Data note: the simplest mistakes here — delayed PDF delivery, missing variant parameters, or dropped UTMs — are low-tech but frequent. They are the difference between a 1% lift and a 30% relative loss of conversion.
Tools and platforms matter: choose integrations that support predictable server-side events and minimize client-side fragility. See our roundup of platforms to simplify integration choices.
Customization Patterns, What Breaks, and a Decision Matrix for Choosing Templates
Creators often ask: "Can I customize a template?" The short answer is yes, but customization is where wiring errors multiply. Changes to order, CTA copy, or button color are cosmetic. Changes that affect state — adding an extra checkout flow, changing the primary CTA from purchase to appointment, or introducing affiliate redirects — are functional and need different wiring. Treat functional customizations like engineering changes.
Below are the patterns I see most often when creators "improve" templates — and how they break.
What people try | What breaks | Why it breaks |
|---|---|---|
Switch hero CTA from "Buy" to "Book a call" | Drop in paid conversions; spike in unqualified calls | Intent mismatch: visitors drawn by educational content expect immediate value, not commitment to time. Pre-qualification removed. |
Put affiliate links as top buttons | Attribution loss for own products; higher bounce | Affiliate redirects strip UTMs and take users off-site immediately. |
Add multiple product bundles on the page | User confusion; cart abandonment | Too many choices clash with the micro-decision nature of bio links. |
Replace embedded checkout with external processor | Increased cart abandonment | Context switch and inconsistent page copy create mistrust. |
Decision matrix — how to pick a template when your goals and constraints conflict:
Primary goal | Constraint | Recommended template wiring |
|---|---|---|
Maximize immediate revenue | Single offering, low price | Digital product hero + embedded checkout + immediate deliverable |
Qualify high-ticket leads | High variance in client needs | Lead-first → short qualification form → calendar invite with discovery questionnaire |
Build an acquisition funnel | Low brand awareness | Lead magnet first, email sequence, then paid offer |
Monetize diverse streams | Multiple affiliate and owned products | Prioritize owned offers, consolidate affiliates through a single resource page with tracked redirects |
Two practical rules of thumb that survive most arguments:
Prioritize clarity over completeness. Give users one obvious next step.

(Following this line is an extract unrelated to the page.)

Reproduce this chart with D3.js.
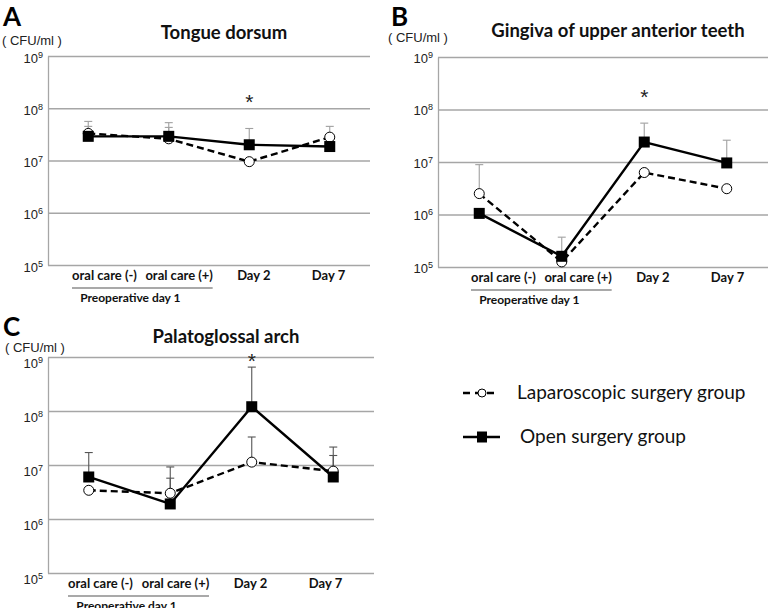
<!DOCTYPE html>
<html>
<head>
<meta charset="utf-8">
<script src="https://cdn.jsdelivr.net/npm/d3@7"></script>
<style>
  body { margin: 0; background: #fff; }
</style>
</head>
<body>
<svg id="chart" width="771" height="608"></svg>
<script>
// categories and tick labels
let categories = ["oral care (-)", "oral care (+)", "Day 2", "Day 7"];
let groupLabel = "Preoperative day 1";
let yTicks = [1e5, 1e6, 1e7, 1e8, 1e9];
let seriesNames = ["Laparoscopic surgery group", "Open surgery group"];

// A - tongue dorsum (CFU/ml), error = top of the upper bar
let tongueLap = [3.3e7, 2.6e7, 9.5e6, 2.8e7];
let tongueOpen = [2.9e7, 2.9e7, 2.0e7, 1.85e7];
let tongueLapErr = [5.6e7, 4.3e7, null, 4.5e7];
let tongueOpenErr = [4.5e7, 5.3e7, 4.1e7, null];

// B - gingiva of upper anterior teeth
let gingivaLap = [2.5e6, 1.25e5, 6.3e6, 3.1e6];
let gingivaOpen = [1.05e6, 1.6e5, 2.4e7, 9.6e6];
let gingivaLapErr = [8.9e6, null, null, null];
let gingivaOpenErr = [null, 3.7e5, 5.5e7, 2.6e7];

// C - palatoglossal arch
let palatoLap = [3.4e6, 3.0e6, 1.13e7, 7.7e6];
let palatoOpen = [6.0e6, 1.9e6, 1.2e8, 6.0e6];
let palatoLapErr = [null, 5.7e6, 3.3e7, 1.5e7];
let palatoOpenErr = [1.7e7, 9.2e6, 6.5e8, 2.15e7];

let svg = d3.select("#chart");
let labelFont = "Lato, 'Open Sans', sans-serif";
let axisFont = "'Liberation Sans', Arial, sans-serif";

let panels = [
  {
    letter: "A", title: "Tongue dorsum",
    lap: tongueLap, open: tongueOpen, lapErr: tongueLapErr, openErr: tongueOpenErr,
    left: 48, right: 370, top: 56, bottom: 265, labelRange: [104, 328],
    letterPos: [3, 26], unitPos: [2, 45], titleY: 39, tickDy: 6,
    star: 1.6e8, errColor: "#a0a0a0"
  },
  {
    letter: "B", title: "Gingiva of upper anterior teeth",
    lap: gingivaLap, open: gingivaOpen, lapErr: gingivaLapErr, openErr: gingivaOpenErr,
    left: 438, right: 768, top: 57, bottom: 267, labelRange: [503, 727],
    letterPos: [391, 26], unitPos: [388, 42], titleY: 37, tickDy: 5,
    star: 2.1e8, errColor: "#a0a0a0"
  },
  {
    letter: "C", title: "Palatoglossal arch",
    lap: palatoLap, open: palatoOpen, lapErr: palatoLapErr, openErr: palatoOpenErr,
    left: 48, right: 374, top: 357, bottom: 573, labelRange: [100, 325],
    letterPos: [3, 336], unitPos: [5, 352], titleY: 343, tickDy: 10,
    star: 1e9, errColor: "#555"
  }
];

let drawPanel = (p) => {
  let g = svg.append("g");
  let yScale = d3.scaleLog().domain([1e5, 1e9]).range([p.bottom, p.top]);
  let xScale = d3.scalePoint().domain(categories).range([p.left, p.right]).padding(0.5);
  let labelScale = d3.scalePoint().domain(categories).range(p.labelRange);

  // gridlines + y labels
  let yAxis = d3
    .axisLeft(yScale)
    .tickValues(yTicks)
    .tickSizeInner(-(p.right - p.left))
    .tickSizeOuter(0)
    .tickPadding(5)
    .tickFormat("");
  let gy = g
    .append("g")
    .attr("transform", `translate(${p.left},0)`)
    .call(yAxis)
    .attr("font-family", axisFont)
    .attr("font-size", 13);
  gy.select(".domain").attr("stroke", "#a6a6a6").attr("stroke-width", 1.3);
  gy.selectAll(".tick line").attr("stroke", "#a6a6a6").attr("stroke-width", 1.3);
  gy.selectAll(".tick text")
    .attr("fill", "#222")
    .attr("dy", p.tickDy)
    .each(function (d) {
      let t = d3.select(this);
      t.append("tspan").text("10");
      t.append("tspan")
        .attr("dy", -5)
        .attr("font-size", 9)
        .text(Math.round(Math.log10(d)));
    });

  // category labels
  let xAxis = d3.axisBottom(labelScale).tickSize(0).tickPadding(0);
  let gx = g
    .append("g")
    .attr("transform", `translate(0,${p.bottom})`)
    .call(xAxis)
    .attr("font-family", labelFont)
    .attr("font-size", 13)
    .attr("font-weight", "bold");
  gx.select(".domain").remove();
  gx.selectAll(".tick text").attr("y", 15).attr("dy", 0).attr("fill", "#111");

  let x0 = labelScale(categories[0]) - 32;
  let x1 = labelScale(categories[1]) + 34;
  g.append("line")
    .attr("x1", x0).attr("x2", x1)
    .attr("y1", p.bottom + 23).attr("y2", p.bottom + 23)
    .attr("stroke", "#555").attr("stroke-width", 1.2);
  g.append("text")
    .attr("x", (x0 + x1) / 2 - 12)
    .attr("y", p.bottom + 37)
    .attr("text-anchor", "middle")
    .attr("font-family", labelFont)
    .attr("font-size", 12)
    .attr("font-weight", "bold")
    .attr("fill", "#111")
    .text(groupLabel);

  // error bars (upper only)
  let errs = [
    { values: p.lap, err: p.lapErr },
    { values: p.open, err: p.openErr }
  ];
  errs.forEach((s) => {
    let pts = s.err
      .map((e, i) => ({ cat: categories[i], v: s.values[i], e: e }))
      .filter((d) => d.e !== null);
    let eg = g.append("g").attr("stroke", p.errColor).attr("stroke-width", 1.1);
    eg.selectAll(".stem")
      .data(pts)
      .enter()
      .append("line")
      .attr("x1", (d) => xScale(d.cat)).attr("x2", (d) => xScale(d.cat))
      .attr("y1", (d) => yScale(d.v)).attr("y2", (d) => yScale(d.e));
    eg.selectAll(".cap")
      .data(pts)
      .enter()
      .append("line")
      .attr("x1", (d) => xScale(d.cat) - 4).attr("x2", (d) => xScale(d.cat) + 4)
      .attr("y1", (d) => yScale(d.e)).attr("y2", (d) => yScale(d.e));
  });

  let line = d3
    .line()
    .x((d, i) => xScale(categories[i]))
    .y((d) => yScale(d));

  g.append("path")
    .attr("d", line(p.lap))
    .attr("fill", "none")
    .attr("stroke", "#000")
    .attr("stroke-width", 2.4)
    .attr("stroke-dasharray", "7,4");
  g.append("path")
    .attr("d", line(p.open))
    .attr("fill", "none")
    .attr("stroke", "#000")
    .attr("stroke-width", 2.4);

  g.selectAll(".lap")
    .data(p.lap)
    .enter()
    .append("circle")
    .attr("cx", (d, i) => xScale(categories[i]))
    .attr("cy", (d) => yScale(d))
    .attr("r", 5)
    .attr("fill", "#fff")
    .attr("stroke", "#000")
    .attr("stroke-width", 1);
  g.selectAll(".open")
    .data(p.open)
    .enter()
    .append("rect")
    .attr("x", (d, i) => xScale(categories[i]) - 5.5)
    .attr("y", (d) => yScale(d) - 5.5)
    .attr("width", 11)
    .attr("height", 11)
    .attr("fill", "#000");

  // significance star at Day 2
  g.append("text")
    .attr("x", xScale("Day 2"))
    .attr("y", yScale(p.star) + 11)
    .attr("text-anchor", "middle")
    .attr("font-family", axisFont)
    .attr("font-size", 21)
    .attr("fill", "#222")
    .text("*");

  // titles
  g.append("text")
    .attr("x", (p.left + p.right) / 2 + 15)
    .attr("y", p.titleY)
    .attr("text-anchor", "middle")
    .attr("font-family", labelFont)
    .attr("font-size", 18.5)
    .attr("font-weight", "bold")
    .attr("fill", "#111")
    .text(p.title);
  g.append("text")
    .attr("x", p.letterPos[0])
    .attr("y", p.letterPos[1])
    .attr("font-family", labelFont)
    .attr("font-size", 26)
    .attr("font-weight", "bold")
    .attr("fill", "#000")
    .text(p.letter);
  g.append("text")
    .attr("x", p.unitPos[0])
    .attr("y", p.unitPos[1])
    .attr("font-family", axisFont)
    .attr("font-size", 13)
    .attr("fill", "#222")
    .text("( CFU/ml )");
};

panels.forEach(drawPanel);

// legend
let legend = svg.append("g").attr("transform", "translate(463,0)");
let legendY = [393, 437];
legend.append("line")
  .attr("x1", 0).attr("x2", 36).attr("y1", legendY[0]).attr("y2", legendY[0])
  .attr("stroke", "#000").attr("stroke-width", 2.6).attr("stroke-dasharray", "7,5");
legend.append("circle")
  .attr("cx", 19).attr("cy", legendY[0]).attr("r", 4)
  .attr("fill", "#fff").attr("stroke", "#000").attr("stroke-width", 1);
legend.append("line")
  .attr("x1", 0).attr("x2", 37).attr("y1", legendY[1]).attr("y2", legendY[1])
  .attr("stroke", "#000").attr("stroke-width", 2.6);
legend.append("rect")
  .attr("x", 14).attr("y", legendY[1] - 5.5).attr("width", 10).attr("height", 11)
  .attr("fill", "#000");
legend.selectAll(".name")
  .data(seriesNames)
  .enter()
  .append("text")
  .attr("x", (d, i) => (i === 0 ? 54 : 57))
  .attr("y", (d, i) => legendY[i] + 6)
  .attr("font-family", labelFont)
  .attr("font-size", 19)
  .attr("fill", "#111")
  .text((d) => d);
</script>
</body>
</html>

Capture UTMs and pass them through to transactions.
Finally, some platform constraints to watch:
Not all bio link platforms support server-to-server webhook forwarding. If yours doesn’t, you may need an external microservice to stitch events between payment processors and email tools. When that happens, update webhooks and validate end-to-end flows before scaling.
Some platforms limit custom JS on pages. That restricts advanced tracking fixes like cookie syncing or immediate redirect capture.
Mobile behavior differs from desktop: long forms that feel fine on desktop will cause abandonment on mobile if they exceed three fields.
FAQ
How do I maintain attribution if I include affiliate links on my bio link page?
Route affiliate clicks through an intermediate redirect that captures UTMs and writes a short-duration server-side cookie. The redirect should log the click to your analytics and then forward the user to the affiliate destination. Use server-side events where possible so the sale signal can be reconciled to the original click even if the affiliate network reports last-click differently. Bear in mind that this adds a redirect step; mitigate perceived latency by hosting the redirect on a fast domain and avoiding client-side tracking scripts that delay navigation.
Should I always use embedded checkout on my bio link page?
Not always. Embedded checkout reduces context switching and generally raises conversion for low- to mid-ticket digital products. However, if your payment requirements are complex (multi-item carts, tax calculations, subscriptions with multi-currency billing), a specialized external checkout may be safer. The trade-off is user friction versus functional correctness. If you must use external checkout, preserve session and UTM parameters and make the transition as seamless as possible with consistent copy and visuals.
What's the safest way to test a new call-to-action without breaking existing flows?
Use a staged experiment: clone the existing bio link template and change only the CTA logic on the clone. Run the clone for a small percentage of traffic or for a set time window. Track micro-conversions (click-through rate to checkout, landing page bounce, opt-in rate) rather than only final revenue; micro-conversion changes surface friction earlier. Keep attribution intact by preserving UTMs and tags across both variants. For more on structured testing, see staged experiment best practices.
How much customization is too much when using a copy-paste template?
Customization that affects user state or introduces new external systems is where you should be conservative. Cosmetic tweaks (headline wording, color, image) are low risk. Adding a new payment provider, inserting third-party widgets, or changing the CTA's functional target (from purchase to booking) require re-wiring: update webhooks, retest tracking, and validate post-purchase flows. If you cannot validate those backend connections, avoid the change or roll it out to a limited audience first.
Can I use one bio link template for all my channels (Instagram, TikTok, YouTube)?
Yes, but channel intent varies. TikTok and Reels traffic tends to be high-velocity and less research-oriented; push immediate, low-friction offers. YouTube viewers may be more research-ready and receptive to content-rich pages or longer-form offers. If you must keep one page, surface the primary offer prominently and use clear micro-copy to guide different audiences. Ideally, use channel-specific UTM parameters so you can segment behavior and iterate templates per channel later.